━━━ Data extract

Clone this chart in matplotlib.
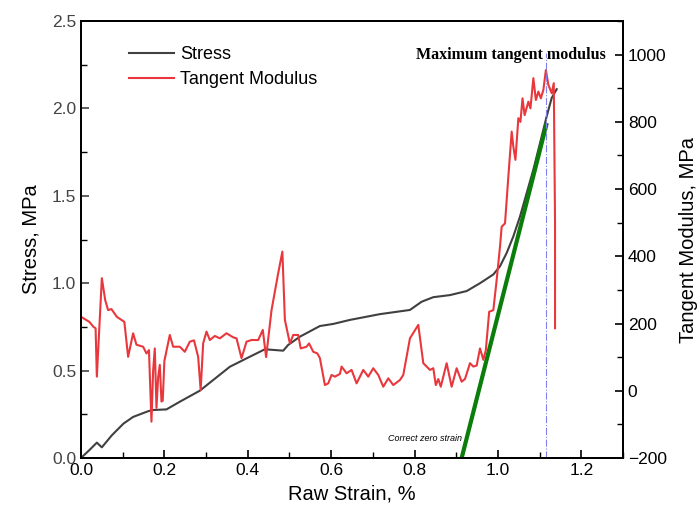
import matplotlib
matplotlib.use("Agg")
import matplotlib.pyplot as plt
from matplotlib.ticker import MultipleLocator, FormatStrFormatter

plt.rcParams['font.family'] = ['Liberation Sans', 'DejaVu Sans']

# ---- data ----
strain_s = [0.0, 0.02, 0.038, 0.05, 0.074, 0.102, 0.125, 0.157, 0.169, 0.205, 0.237, 0.285,
            0.317, 0.357, 0.397, 0.441, 0.485, 0.497, 0.525, 0.573, 0.605, 0.645, 0.717,
            0.789, 0.817, 0.845, 0.885, 0.925, 0.957, 0.989, 1.005, 1.021, 1.037, 1.053,
            1.069, 1.085, 1.101, 1.117, 1.129, 1.141]
stress = [0.0, 0.045, 0.088, 0.061, 0.13, 0.197, 0.235, 0.264, 0.274, 0.278, 0.322, 0.385,
          0.446, 0.522, 0.57, 0.622, 0.614, 0.647, 0.694, 0.755, 0.767, 0.79, 0.823,
          0.847, 0.894, 0.92, 0.932, 0.955, 1.0, 1.05, 1.097, 1.173, 1.268, 1.382,
          1.516, 1.65, 1.802, 1.955, 2.06, 2.11]

strain_tm = [0.0, 0.02, 0.03, 0.035, 0.038, 0.05, 0.058, 0.065, 0.073, 0.086,
             0.098, 0.104, 0.113, 0.125, 0.133, 0.149, 0.157, 0.163, 0.169, 0.173,
             0.177, 0.181, 0.185, 0.189, 0.193, 0.196, 0.2, 0.213, 0.221, 0.237,
             0.249, 0.261, 0.271, 0.281, 0.287, 0.293, 0.301, 0.309, 0.321, 0.333,
             0.349, 0.365, 0.373, 0.385, 0.397, 0.409, 0.425, 0.436, 0.444, 0.457,
             0.473, 0.483, 0.489, 0.495, 0.501, 0.509, 0.521, 0.527, 0.541, 0.547,
             0.557, 0.567, 0.573, 0.585, 0.593, 0.601, 0.609, 0.621, 0.625, 0.637,
             0.649, 0.661, 0.677, 0.689, 0.701, 0.713, 0.725, 0.737, 0.749, 0.765,
             0.773, 0.789, 0.809, 0.821, 0.837, 0.845, 0.851, 0.857, 0.863, 0.877,
             0.889, 0.901, 0.913, 0.921, 0.933, 0.941, 0.949, 0.957, 0.965, 0.971,
             0.979, 0.989, 0.997, 1.005, 1.009, 1.017, 1.025, 1.033, 1.037, 1.042,
             1.049, 1.054, 1.059, 1.064, 1.073, 1.078, 1.085, 1.091, 1.097, 1.103,
             1.109, 1.115, 1.121, 1.129, 1.134, 1.137, 1.137]
modulus = [220, 205, 190, 186, 42, 335, 270, 240, 243, 220,
           210, 205, 101, 171, 137, 131, 111, 121, -92, 60,
           126, -51, 40, 77, -32, -30, 89, 166, 131, 131,
           116, 146, 150, 101, 2, 141, 176, 151, 163, 156,
           171, 159, 156, 97, 146, 151, 151, 181, 100, 240,
           350, 414, 211, 176, 141, 166, 166, 126, 131, 141,
           116, 111, 97, 17, 22, 47, 42, 50, 72, 52,
           62, 22, 62, 42, 67, 47, 12, 37, 17, 32,
           47, 156, 196, 82, 62, 67, 17, 35, 12, 82,
           12, 67, 27, 35, 82, 72, 75, 126, 92, 121,
           235, 240, 330, 429, 488, 498, 637, 771, 726, 687,
           811, 800, 870, 820, 860, 840, 930, 865, 890, 870,
           895, 954, 910, 885, 915, 500, 186]

green_strain = [0.913, 1.116]
green_stress = [0.0, 1.905]
max_strain = 1.115

fig = plt.figure(figsize=(7.0, 5.15), dpi=100)
ax = fig.add_axes([81/700, 1-458/515, 542/700, 437/515])
ax2 = ax.twinx()

l1, = ax.plot(strain_s, stress, color='#404040', lw=1.5, label='Stress', zorder=3)
ax.plot(green_strain, green_stress, color='#0a7d0a', lw=3, zorder=4)
l2, = ax2.plot(strain_tm, modulus, color='#e8383d', lw=1.5, label='Tangent Modulus')
ax2.plot([max_strain, max_strain], [-200, 1005], color='#8080ee', lw=0.8, ls='-.')

ax.set_xlim(0, 1.3)
ax.set_ylim(0, 2.5)
ax2.set_ylim(-200, 1100)

ax.xaxis.set_major_locator(MultipleLocator(0.2))
ax.xaxis.set_minor_locator(MultipleLocator(0.1))
ax.yaxis.set_major_locator(MultipleLocator(0.5))
ax.yaxis.set_minor_locator(MultipleLocator(0.25))
ax2.yaxis.set_major_locator(MultipleLocator(200))
ax2.yaxis.set_minor_locator(MultipleLocator(100))

for a in (ax, ax2):
    a.tick_params(which='major', direction='in', length=6, width=1.2, labelsize=12.5)
    a.tick_params(which='minor', direction='in', length=4, width=1.0)
    for s in a.spines.values():
        s.set_linewidth(1.4)
ax.tick_params(axis='x', which='both', top=False)
ax.tick_params(axis='y', colors='#444444', labelcolor='#444444')
ax.spines['left'].set_color('#555555')
ax.xaxis.set_major_formatter(FormatStrFormatter('%.1f'))
ax.yaxis.set_major_formatter(FormatStrFormatter('%.1f'))

ax.set_xlabel('Raw Strain, %', fontsize=14.5, labelpad=5)
ax.set_ylabel('Stress, MPa', fontsize=14.5, labelpad=8)
ax2.set_ylabel('Tangent Modulus, MPa', fontsize=14.5, labelpad=9)

ax2.text(1.031, 1000, 'Maximum tangent modulus', family=['Liberation Serif', 'DejaVu Serif'],
         fontweight='bold', fontsize=11.5, ha='center', va='center')
ax.text(0.913, 0.11, 'Correct zero strain', fontstyle='italic', fontsize=6.5,
        ha='right', va='center')

ax.legend([l1, l2], ['Stress', 'Tangent Modulus'], loc='upper left',
          bbox_to_anchor=(0.058, 0.98), frameon=False, fontsize=13,
          handlelength=2.5, handletextpad=0.35, labelspacing=0.45)

fig.savefig('out.png', dpi=100)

━━━━━━

• [Goal]:
Repeat the lines above, starting at the first and stopping after the line that holds "plt.rcParams['font.family'] = ['Liberation", with the pictures left out.

• [Response to the task]:
Clone this chart in matplotlib.
import matplotlib
matplotlib.use("Agg")
import matplotlib.pyplot as plt
from matplotlib.ticker import MultipleLocator, FormatStrFormatter

plt.rcParams['font.family'] = ['Liberation Sans', 'DejaVu Sans']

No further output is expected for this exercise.